---------- INPUT FOR THIS TASK

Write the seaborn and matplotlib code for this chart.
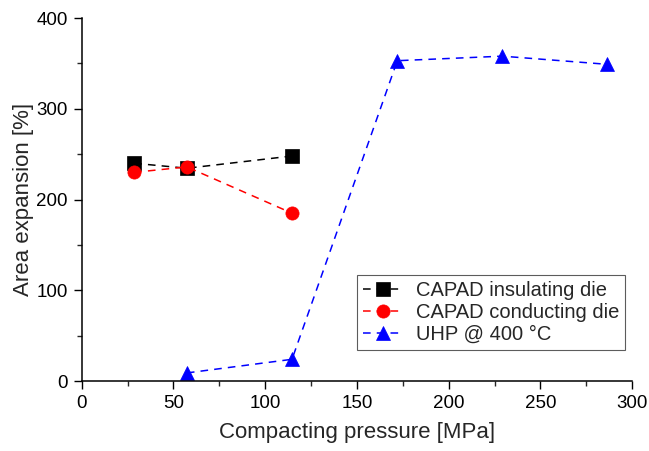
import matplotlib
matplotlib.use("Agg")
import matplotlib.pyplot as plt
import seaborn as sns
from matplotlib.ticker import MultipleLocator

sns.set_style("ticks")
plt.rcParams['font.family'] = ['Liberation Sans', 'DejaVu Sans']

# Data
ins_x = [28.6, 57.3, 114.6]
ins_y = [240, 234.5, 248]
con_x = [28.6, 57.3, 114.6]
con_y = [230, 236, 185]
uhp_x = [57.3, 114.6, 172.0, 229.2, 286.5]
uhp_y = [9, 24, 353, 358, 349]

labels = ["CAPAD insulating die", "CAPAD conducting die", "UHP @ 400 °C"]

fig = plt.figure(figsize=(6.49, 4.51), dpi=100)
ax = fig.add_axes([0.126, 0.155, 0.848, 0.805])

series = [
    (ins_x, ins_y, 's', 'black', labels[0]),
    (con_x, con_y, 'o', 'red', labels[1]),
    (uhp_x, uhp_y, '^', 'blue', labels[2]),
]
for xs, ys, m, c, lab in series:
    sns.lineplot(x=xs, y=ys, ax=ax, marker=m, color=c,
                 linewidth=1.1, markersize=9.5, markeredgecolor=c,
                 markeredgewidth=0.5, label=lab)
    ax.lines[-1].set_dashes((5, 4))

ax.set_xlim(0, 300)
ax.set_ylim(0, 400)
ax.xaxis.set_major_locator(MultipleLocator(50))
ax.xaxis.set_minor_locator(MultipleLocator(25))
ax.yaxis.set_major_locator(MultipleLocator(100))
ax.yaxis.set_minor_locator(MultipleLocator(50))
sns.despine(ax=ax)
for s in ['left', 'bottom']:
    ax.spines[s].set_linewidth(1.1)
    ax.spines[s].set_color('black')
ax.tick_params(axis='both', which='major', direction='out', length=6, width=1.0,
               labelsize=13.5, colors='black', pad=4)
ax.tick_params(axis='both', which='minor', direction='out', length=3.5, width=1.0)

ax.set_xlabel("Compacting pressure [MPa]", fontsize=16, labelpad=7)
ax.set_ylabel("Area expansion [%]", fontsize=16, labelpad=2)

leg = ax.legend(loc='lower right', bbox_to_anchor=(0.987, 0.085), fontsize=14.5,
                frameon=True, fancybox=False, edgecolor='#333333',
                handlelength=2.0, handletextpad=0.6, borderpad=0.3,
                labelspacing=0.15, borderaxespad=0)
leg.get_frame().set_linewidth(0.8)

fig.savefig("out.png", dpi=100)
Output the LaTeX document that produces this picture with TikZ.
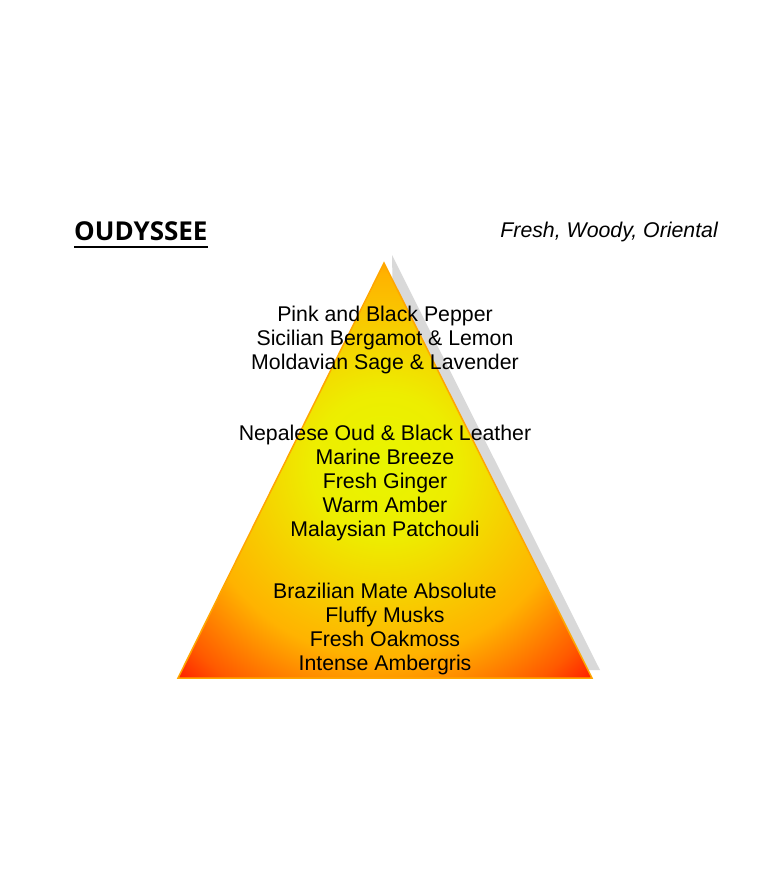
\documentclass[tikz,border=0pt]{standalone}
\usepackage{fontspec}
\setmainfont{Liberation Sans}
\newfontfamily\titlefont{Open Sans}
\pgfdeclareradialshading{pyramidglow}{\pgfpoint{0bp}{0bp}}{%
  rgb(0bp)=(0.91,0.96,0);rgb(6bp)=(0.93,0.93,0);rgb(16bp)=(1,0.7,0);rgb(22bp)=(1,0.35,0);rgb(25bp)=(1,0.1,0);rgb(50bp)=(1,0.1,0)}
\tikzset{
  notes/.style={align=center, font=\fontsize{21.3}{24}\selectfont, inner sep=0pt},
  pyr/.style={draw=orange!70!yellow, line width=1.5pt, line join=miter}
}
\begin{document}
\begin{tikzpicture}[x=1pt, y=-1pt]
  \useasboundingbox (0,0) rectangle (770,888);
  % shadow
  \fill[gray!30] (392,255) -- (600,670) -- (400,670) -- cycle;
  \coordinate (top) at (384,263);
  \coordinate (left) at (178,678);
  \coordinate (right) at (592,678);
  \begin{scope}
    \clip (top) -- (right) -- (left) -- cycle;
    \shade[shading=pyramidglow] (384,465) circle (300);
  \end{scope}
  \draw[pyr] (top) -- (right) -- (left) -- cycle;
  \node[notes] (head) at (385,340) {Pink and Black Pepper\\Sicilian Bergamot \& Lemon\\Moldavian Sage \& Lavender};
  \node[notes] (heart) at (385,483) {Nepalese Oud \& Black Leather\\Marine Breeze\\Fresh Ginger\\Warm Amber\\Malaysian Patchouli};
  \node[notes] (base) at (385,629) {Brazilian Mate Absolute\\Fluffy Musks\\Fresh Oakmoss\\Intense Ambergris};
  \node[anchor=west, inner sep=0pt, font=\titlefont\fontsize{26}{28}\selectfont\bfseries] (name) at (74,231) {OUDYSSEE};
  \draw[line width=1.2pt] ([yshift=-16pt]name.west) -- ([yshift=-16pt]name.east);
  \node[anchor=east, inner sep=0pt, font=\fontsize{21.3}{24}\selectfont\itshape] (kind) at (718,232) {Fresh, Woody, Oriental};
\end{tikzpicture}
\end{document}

--------------------

*SET PROBLEM*
Omit the pictures and restate the rest of the records verbatim.

*EXPECTED ANSWER*
Write the seaborn and matplotlib code for this chart.
import matplotlib
matplotlib.use("Agg")
import matplotlib.pyplot as plt
import seaborn as sns
from matplotlib.ticker import MultipleLocator

sns.set_style("ticks")
plt.rcParams['font.family'] = ['Liberation Sans', 'DejaVu Sans']

# Data
ins_x = [28.6, 57.3, 114.6]
ins_y = [240, 234.5, 248]
con_x = [28.6, 57.3, 114.6]
con_y = [230, 236, 185]
uhp_x = [57.3, 114.6, 172.0, 229.2, 286.5]
uhp_y = [9, 24, 353, 358, 349]

labels = ["CAPAD insulating die", "CAPAD conducting die", "UHP @ 400 °C"]

fig = plt.figure(figsize=(6.49, 4.51), dpi=100)
ax = fig.add_axes([0.126, 0.155, 0.848, 0.805])

series = [
    (ins_x, ins_y, 's', 'black', labels[0]),
    (con_x, con_y, 'o', 'red', labels[1]),
    (uhp_x, uhp_y, '^', 'blue', labels[2]),
]
for xs, ys, m, c, lab in series:
    sns.lineplot(x=xs, y=ys, ax=ax, marker=m, color=c,
                 linewidth=1.1, markersize=9.5, markeredgecolor=c,
                 markeredgewidth=0.5, label=lab)
    ax.lines[-1].set_dashes((5, 4))

ax.set_xlim(0, 300)
ax.set_ylim(0, 400)
ax.xaxis.set_major_locator(MultipleLocator(50))
ax.xaxis.set_minor_locator(MultipleLocator(25))
ax.yaxis.set_major_locator(MultipleLocator(100))
ax.yaxis.set_minor_locator(MultipleLocator(50))
sns.despine(ax=ax)
for s in ['left', 'bottom']:
    ax.spines[s].set_linewidth(1.1)
    ax.spines[s].set_color('black')
ax.tick_params(axis='both', which='major', direction='out', length=6, width=1.0,
               labelsize=13.5, colors='black', pad=4)
ax.tick_params(axis='both', which='minor', direction='out', length=3.5, width=1.0)

ax.set_xlabel("Compacting pressure [MPa]", fontsize=16, labelpad=7)
ax.set_ylabel("Area expansion [%]", fontsize=16, labelpad=2)

leg = ax.legend(loc='lower right', bbox_to_anchor=(0.987, 0.085), fontsize=14.5,
                frameon=True, fancybox=False, edgecolor='#333333',
                handlelength=2.0, handletextpad=0.6, borderpad=0.3,
                labelspacing=0.15, borderaxespad=0)
leg.get_frame().set_linewidth(0.8)

fig.savefig("out.png", dpi=100)
Output the LaTeX document that produces this picture with TikZ.
\documentclass[tikz,border=0pt]{standalone}
\usepackage{fontspec}
\setmainfont{Liberation Sans}
\newfontfamily\titlefont{Open Sans}
\pgfdeclareradialshading{pyramidglow}{\pgfpoint{0bp}{0bp}}{%
  rgb(0bp)=(0.91,0.96,0);rgb(6bp)=(0.93,0.93,0);rgb(16bp)=(1,0.7,0);rgb(22bp)=(1,0.35,0);rgb(25bp)=(1,0.1,0);rgb(50bp)=(1,0.1,0)}
\tikzset{
  notes/.style={align=center, font=\fontsize{21.3}{24}\selectfont, inner sep=0pt},
  pyr/.style={draw=orange!70!yellow, line width=1.5pt, line join=miter}
}
\begin{document}
\begin{tikzpicture}[x=1pt, y=-1pt]
  \useasboundingbox (0,0) rectangle (770,888);
  % shadow
  \fill[gray!30] (392,255) -- (600,670) -- (400,670) -- cycle;
  \coordinate (top) at (384,263);
  \coordinate (left) at (178,678);
  \coordinate (right) at (592,678);
  \begin{scope}
    \clip (top) -- (right) -- (left) -- cycle;
    \shade[shading=pyramidglow] (384,465) circle (300);
  \end{scope}
  \draw[pyr] (top) -- (right) -- (left) -- cycle;
  \node[notes] (head) at (385,340) {Pink and Black Pepper\\Sicilian Bergamot \& Lemon\\Moldavian Sage \& Lavender};
  \node[notes] (heart) at (385,483) {Nepalese Oud \& Black Leather\\Marine Breeze\\Fresh Ginger\\Warm Amber\\Malaysian Patchouli};
  \node[notes] (base) at (385,629) {Brazilian Mate Absolute\\Fluffy Musks\\Fresh Oakmoss\\Intense Ambergris};
  \node[anchor=west, inner sep=0pt, font=\titlefont\fontsize{26}{28}\selectfont\bfseries] (name) at (74,231) {OUDYSSEE};
  \draw[line width=1.2pt] ([yshift=-16pt]name.west) -- ([yshift=-16pt]name.east);
  \node[anchor=east, inner sep=0pt, font=\fontsize{21.3}{24}\selectfont\itshape] (kind) at (718,232) {Fresh, Woody, Oriental};
\end{tikzpicture}
\end{document}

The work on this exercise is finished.